My analysis implicitly assumes the Physical Church-Turing thesis, which many theoretical computer scientists and theoretical physicists find plausible. The implications of this thesis are consistent with the ‘unreasonable effectiveness of mathematics’ in the natural sciences [4].

While I have colleagues in the machine learning community that would like to use machine learning to investigate the Riemann Hypothesis, I believe that a closer inspection of (3) would provide a very useful analysis of the epistemic limits of such an enterprise. In fact, based on the insights I gained from the observer dependence theorems I recently managed to derive the prime number theorem using information-theoretic arguments [5].

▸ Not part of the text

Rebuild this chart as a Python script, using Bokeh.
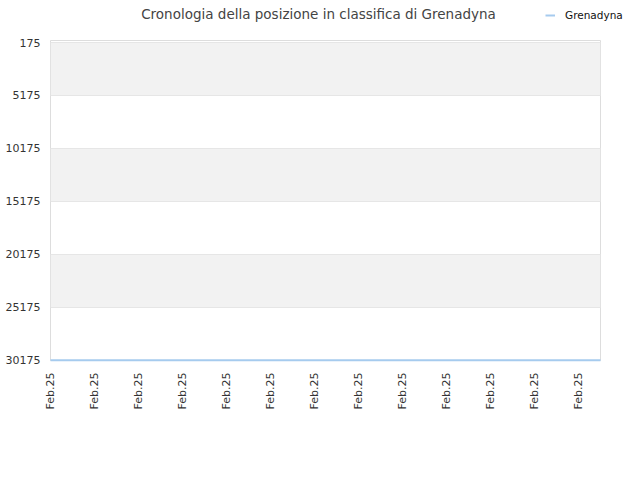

I believe a closer inspection of the inequality (2) might also explain why the most fundamental theories in physics, Quantum Field Theory in particular, appear to describe algorithmically random phenomena.

## References:

- Aidan Rocke. An ergodic approach to Occam’s razor. 2021
- Olivier Rioul. This is IT: A Primer on Shannon’s Entropy and Information. Séminaire Poincaré. 2018.
- Marcus Hutter. Algorithmic information theory. Scholarpedia. 2007.
- Eugene Wigner. The Unreasonable Effectiveness of Mathematics in the Natural Sciences. 1960.
- Aidan Rocke (https://mathoverflow.net/users/56328/aidan-rocke), information-theoretic derivation of the prime number theorem, URL (version: 2021-02-20): https://mathoverflow.net/q/384109
- Peter Grünwald and Paul Vitányi. Shannon Information and Kolmogorov Complexity. 2010.